Giorgi Kakava has been told he will be able to stay in Glasgow with his grandmother, Ketino Baikhadze, in order to continue his education until he is 18.
Kakava had been orphaned after his mother had died whilst waiting the result of an asylum appeal to remain in Scotland. As the initial request had been rejected, Kakava found himself facing deportation to Georgia, despite living in Scotland after the age of three.
Responding to the news, Paul Sweeney said:"I'm so pleased that Giorgi and his grandmother have been granted leave to remain by the Home Office.

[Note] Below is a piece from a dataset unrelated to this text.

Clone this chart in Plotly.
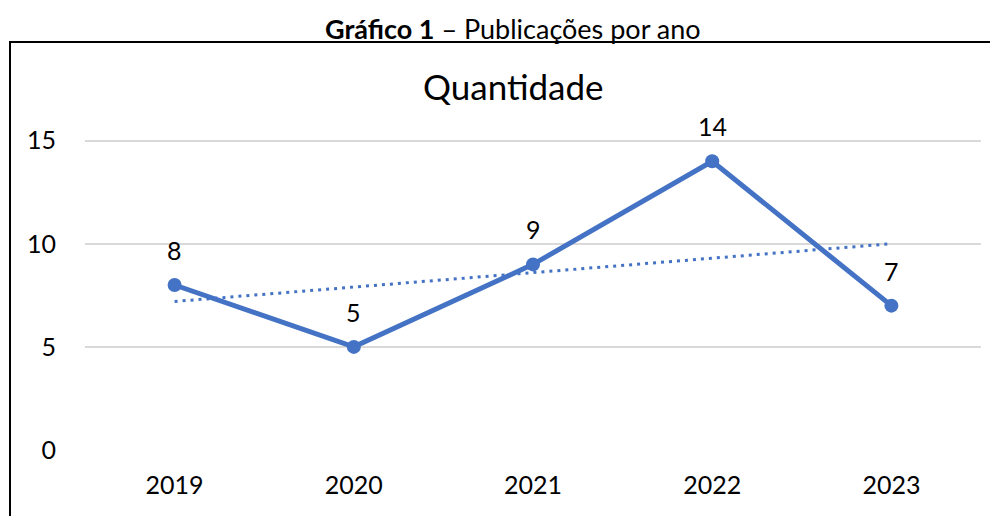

"I hoped that by raising his case directly with Theresa May at Prime Minister's Questions this would be the outcome, but that sort of intervention should never have been necessary. How many other children like Giorgi are out there right now whose cases have not been brought to the Prime Minister's attention?
However he warned that this was not an isolated case:"Meanwhile two other boys in my constituency, Somer and Areeb, still have the threat of deportation hanging over them despite the fact that, like Giorgi, they are naturalised Scottish boys.
Sweeney also drew attention to the government's 'hostile environment' policies, which came under heavy fire during the Windrush scandal.
"My local casework alone raises serious questions about our immigration system's hostile environment and I know that with the support of the people of Glasgow we can continue to push for answers." he said.
A Home Office spokeswoman commented: "The UK has a proud history of granting asylum to those who need our protection and every case is assessed on its individual merits."